AB 933 will curb “revenge lawsuits” against victims of sexual assault, harassment, discrimination, and bullying
A bill sitting on California Governor Gavin Newsom’s desk allows survivors of sex crimes, bulling, discrimination, and harassment to come forward and use the legal system—without fear that the alleged attacker will sue to keep them quiet.
If passed, AB 933: the “Weaponized Defamation Claims” bill, will stop California-based lawsuits by accused predators such as Bill Cosby, who in 2014 sued four women in Pennsylvania who said that the now-disgraced comedian sexually assaulted them.
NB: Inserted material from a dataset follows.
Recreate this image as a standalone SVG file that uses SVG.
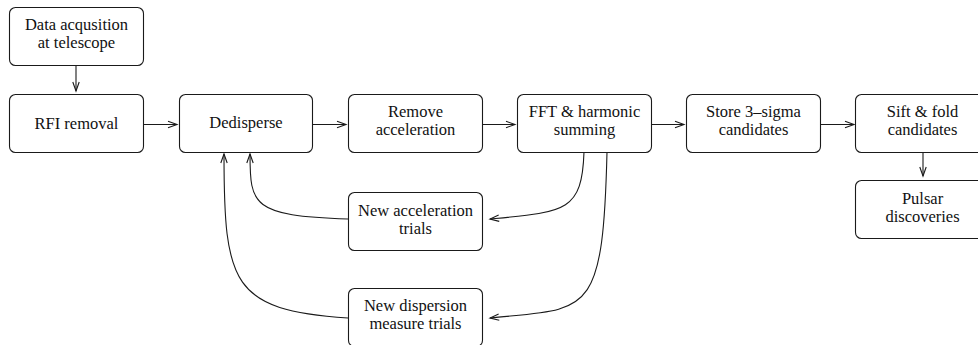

The law would also forbid claims in California like Donald Trump’s recently dismissed New York defamation lawsuit against E. Jean Carroll.
Celebrities aren’t the only ones who have tried to sue accusers to keep them quiet.
The purpose of many of the defamation lawsuits is plain: predators want to silence their victims and keep them from demanding accountability. When passed, survivors of sexual assault, bullying, harassment, and other crimes will no longer be subject to these frivolous lawsuits.
Crimes like child sexual abuse, sexual assault, cyberbullying, and harassment are about power. Silencing survivors with frivolous lawsuits is just one more way that predators assert power. By outlawing these kinds of lawsuits, survivors are granted full access to the civil and criminal justice systems to expose crimes and ensure that what happened to them does not happen to another innocent victim.